Major construction projects result from a variety of internal and external initiatives. To meet these needs, staff and contractor assistance is sought for preparation of studies and analysis of requirements and early identification of possible solutions. Once a very general range of the scope and cost of the potential project has been estimated, the project is presented through the Secretary's Management Committee to the Secretary and the Regents for general concurrence with the objectives and approval to proceed with planning. If the Regents approve the project, a request for formal authorization is often entered into the legislative process at this point. Each year Smithsonian staff assemble all projects which have been approved in this manner into a five-year program.
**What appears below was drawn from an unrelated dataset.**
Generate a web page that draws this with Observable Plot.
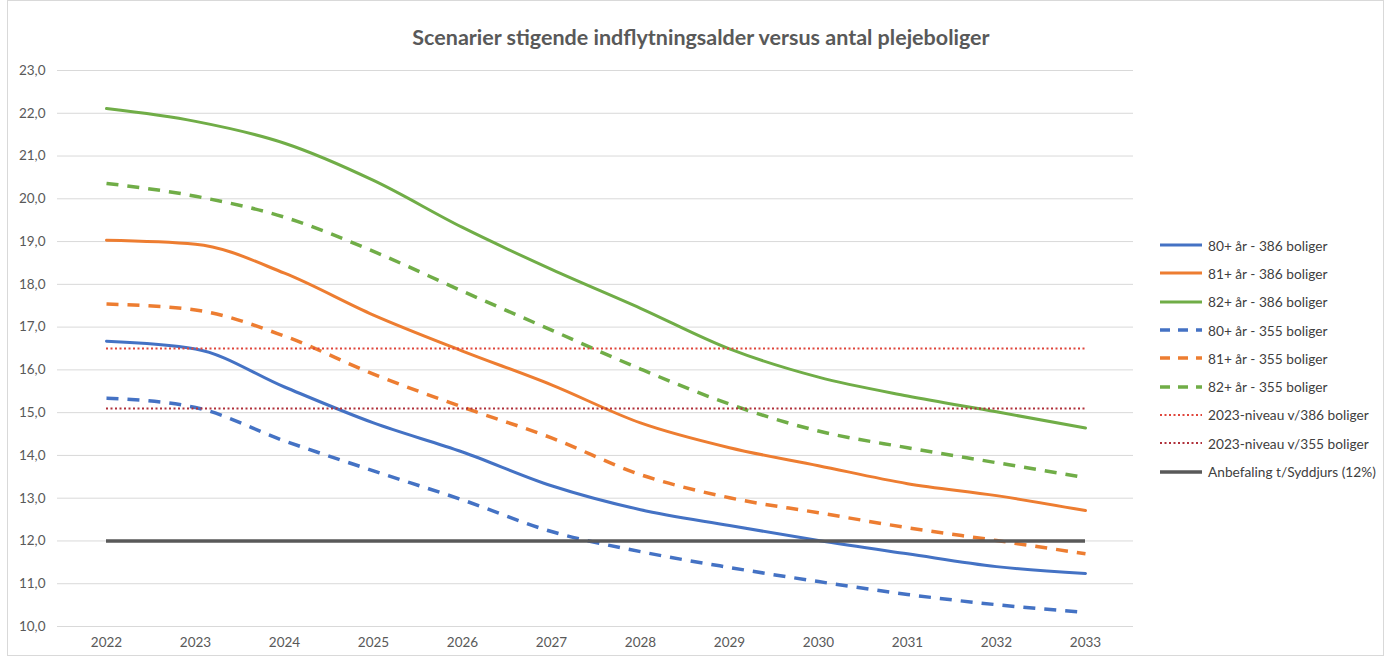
<!DOCTYPE html>
<html>
<head>
<meta charset="utf-8">
<script src="https://cdn.jsdelivr.net/npm/d3@7"></script>
<script src="https://cdn.jsdelivr.net/npm/@observablehq/plot@0.6"></script>
<style>
  html, body { margin: 0; padding: 0; background: #fff; }
  #wrap { position: relative; width: 1386px; height: 658px; font-family: Lato, "Open Sans", sans-serif; overflow: hidden; }
  #frame { position: absolute; left: 7px; top: 0px; width: 1377px; height: 656px; border: 1px solid #d9d9d9; box-sizing: border-box; pointer-events: none; }
  #title { height: 52px; line-height: 74px; text-align: center; font-size: 21.5px; font-weight: bold; color: #595959; padding-left: 16px; }
  #legend { position: absolute; left: 1158px; top: 231px; font-size: 13.7px; color: #404040; }
  .item { display: flex; align-items: center; height: 28.3px; white-space: nowrap; }
  .item svg { margin-right: 4px; }
</style>
</head>
<body>
<div id="wrap">
  <div id="frame"></div>
  <div id="title">Scenarier stigende indflytningsalder versus antal plejeboliger</div>
  <div id="chart"></div>
  <div id="legend"></div>
</div>
<script>
const years = [2022, 2023, 2024, 2025, 2026, 2027, 2028, 2029, 2030, 2031, 2032, 2033];

const s80_386 = [16.67, 16.49, 15.60, 14.76, 14.08, 13.29, 12.73, 12.36, 12.01, 11.70, 11.40, 11.24];
const s81_386 = [19.03, 18.94, 18.26, 17.28, 16.44, 15.65, 14.76, 14.18, 13.76, 13.34, 13.06, 12.71];
const s82_386 = [22.11, 21.81, 21.30, 20.43, 19.33, 18.35, 17.44, 16.49, 15.83, 15.39, 15.02, 14.64];
const s80_355 = [15.34, 15.12, 14.34, 13.64, 12.96, 12.22, 11.75, 11.38, 11.05, 10.75, 10.51, 10.33];
const s81_355 = [17.54, 17.40, 16.79, 15.90, 15.13, 14.41, 13.55, 13.01, 12.66, 12.31, 12.01, 11.70];
const s82_355 = [20.36, 20.06, 19.57, 18.77, 17.84, 16.93, 16.02, 15.20, 14.57, 14.18, 13.83, 13.48];

const level386 = 16.5;
const level355 = 15.1;
const anbefaling = 12.0;

const yTicks = [10, 11, 12, 13, 14, 15, 16, 17, 18, 19, 20, 21, 22, 23];

const seriesDefs = [
  {name: "80+ år - 386 boliger", values: s80_386, color: "#4472C4", dash: null},
  {name: "81+ år - 386 boliger", values: s81_386, color: "#ED7D31", dash: null},
  {name: "82+ år - 386 boliger", values: s82_386, color: "#70AD47", dash: null},
  {name: "80+ år - 355 boliger", values: s80_355, color: "#4472C4", dash: "12,9"},
  {name: "81+ år - 355 boliger", values: s81_355, color: "#ED7D31", dash: "12,9"},
  {name: "82+ år - 355 boliger", values: s82_355, color: "#70AD47", dash: "12,9"}
];
const refDefs = [
  {name: "2023-niveau v/386 boliger", value: level386, color: "#E0463C", dash: "2,2.5", width: 2},
  {name: "2023-niveau v/355 boliger", value: level355, color: "#B0303A", dash: "2,2.5", width: 2},
  {name: "Anbefaling t/Syddjurs (12%)", value: anbefaling, color: "#595959", dash: null, width: 3.5}
];

const fmt = d => d.toFixed(1).replace(".", ",");

const marks = [
  Plot.gridY(yTicks, {stroke: "#d9d9d9", strokeOpacity: 1, strokeWidth: 1}),
  Plot.axisY(yTicks, {tickSize: 0, tickPadding: 12, tickFormat: fmt, fontSize: 13.5, fill: "#595959", label: null}),
  Plot.axisX(years, {tickSize: 0, tickPadding: 11, tickFormat: d => String(d), fontSize: 13.5, fill: "#595959", label: null})
];
for (const s of seriesDefs) {
  const rows = years.map((y, i) => ({year: y, v: s.values[i]}));
  marks.push(Plot.line(rows, {
    x: "year", y: "v", stroke: s.color,
    strokeWidth: s.dash ? 3.5 : 3,
    strokeDasharray: s.dash || undefined,
    strokeLinecap: s.dash ? "butt" : "round",
    curve: "monotone-x"
  }));
}
for (const r of refDefs) {
  marks.push(Plot.ruleY([r.value], {
    x1: years[0], x2: years[years.length - 1],
    stroke: r.color, strokeWidth: r.width,
    strokeDasharray: r.dash || undefined
  }));
}

const chart = Plot.plot({
  width: 1386,
  height: 606,
  marginLeft: 57,
  marginRight: 253,
  marginTop: 18,
  marginBottom: 32,
  style: {fontFamily: "Lato, 'Open Sans', sans-serif", background: "transparent"},
  x: {type: "point", domain: years, padding: 0.5, axis: null},
  y: {domain: [10, 23], axis: null},
  marks
});
document.getElementById("chart").appendChild(chart);

const legend = document.getElementById("legend");
const allDefs = [
  ...seriesDefs.map(s => ({name: s.name, color: s.color, dash: s.dash ? "10,8" : null, width: s.dash ? 3.5 : 3})),
  ...refDefs.map(r => ({name: r.name, color: r.color, dash: r.dash, width: r.width}))
];
for (const d of allDefs) {
  const item = document.createElement("div");
  item.className = "item";
  const ns = "http://www.w3.org/2000/svg";
  const sw = document.createElementNS(ns, "svg");
  sw.setAttribute("width", "46");
  sw.setAttribute("height", "10");
  const ln = document.createElementNS(ns, "line");
  ln.setAttribute("x1", "2"); ln.setAttribute("x2", "44");
  ln.setAttribute("y1", "5"); ln.setAttribute("y2", "5");
  ln.setAttribute("stroke", d.color);
  ln.setAttribute("stroke-width", d.width);
  if (d.dash) ln.setAttribute("stroke-dasharray", d.dash);
  sw.appendChild(ln);
  item.appendChild(sw);
  const t = document.createElement("span");
  t.textContent = d.name;
  item.appendChild(t);
  legend.appendChild(item);
}
</script>
</body>
</html>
Factors to be weighed in assessing the relative priority of projects include the long-range importance of the program itself, the impact of the desired project on the effectiveness of the program and the adverse impact of the project, the likely economic climate of the coming years, the possibility of private sector financial support for individual projects, the availability of alternative interim measures, and specific timing factors (such as the fixed schedule of an anticipated program initiative, historic date, or the expected termination of a current lease situation). Because the Smithsonian must remain responsive to new opportunities as they are often unpredictably presented, a list of priorities for new construction must be assumed to incorporate some flexibility. Nonetheless, the Smithsonian can be more orderly in its approach and ought to prepare more completely conceptual papers on what the needs are for new facilities, what problems may be encountered, what the sources of funds might be, and often where the facility might be located. A modest appropriation for forward planning will be of significant help in this effort. 

[[underline]] LEGISLATIVE ACTIONS AND ISSUES [[/underline]]
No action has been taken on either H.R. 2395, to repeal Public Law 87-186, relating to the National Armed Forces Museum Advisory Board of the Smithsonian Institution, or H.R. 2815, to construct, expand, and renovate facilities for the Cooper-Hewitt Museum.